= Bomb Power Indicator =

Device to measure nuclear explosions

The BPI indicator dial seen on the wall of an underground ROC post during a training exercise

Bomb Power Indicator, also known by the acronym BPI, was an instrument built to detect nuclear explosions and measure the peak overpressure of their blast waves. It was used at the twenty five British Royal Observer Corps (ROC) controls and nearly 1,500 ROC underground monitoring posts, across the United Kingdom during the Cold War.

==Overview==
The instruments, operated by volunteers, measured the level of peak-overpressure at the instrument's location. Once readings had been combined with information provided by the Ground Zero Indicators it would be possible to estimate the size of the nuclear explosion in megatons. Detailed BPI information was backed up by the automatic AWDREY readings.

The BPI was designed and built by the Atomic Weapons Establishment at Aldermaston.
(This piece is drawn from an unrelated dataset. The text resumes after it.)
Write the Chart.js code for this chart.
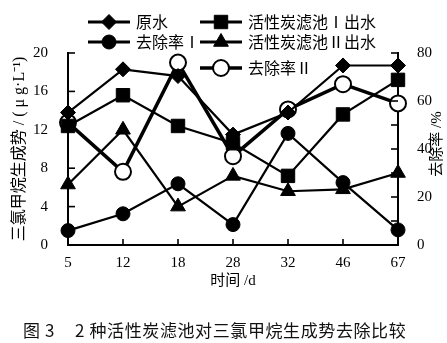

The design was tested for performance and accuracy using real nuclear explosions at the 1957 nuclear weapons tests at Kiritimati (or Christmas Island), after being mounted on board a ship. A number of BPIs were also tested in Australia during the Operation Buffalo series of nuclear tests, with units located at various distances from ground zero.

==Operations==
Above ground, a pair of circular plated baffles would be affected by the passing of the blast wave. The detector was connected by a steel pipe to the indicator dial below ground in the protected monitoring post. The dial was wall mounted and measured readings from 0.1 to 5 pounds per square inch peak overpressure. Readings below 0.3 pounds per square inch were noted but not reported.

The baffles were normally stored below ground and only screwed onto the top of the pipe at the start of exercises or at Transition To War. Outside of operations the BPI pipe was protected by a screw on cap and there was a drain valve at the base of the instrument to remove any excess rainwater.

If the BPI registered a reading of 0.3 or higher the operator would wait ten seconds before pressing the reset button and making a report to the group control. One minute after a BPI reading an observer is sent above ground to change the photographic papers in the Ground Zero Indicator.

==Codeword==
Royal Observer Corps reports following a reading on any BPI were prefixed with the codeword "Tocsin" e.g. "Tocsin Shrewsbury 56 post - (time) oh five fifty five - pressure two point six".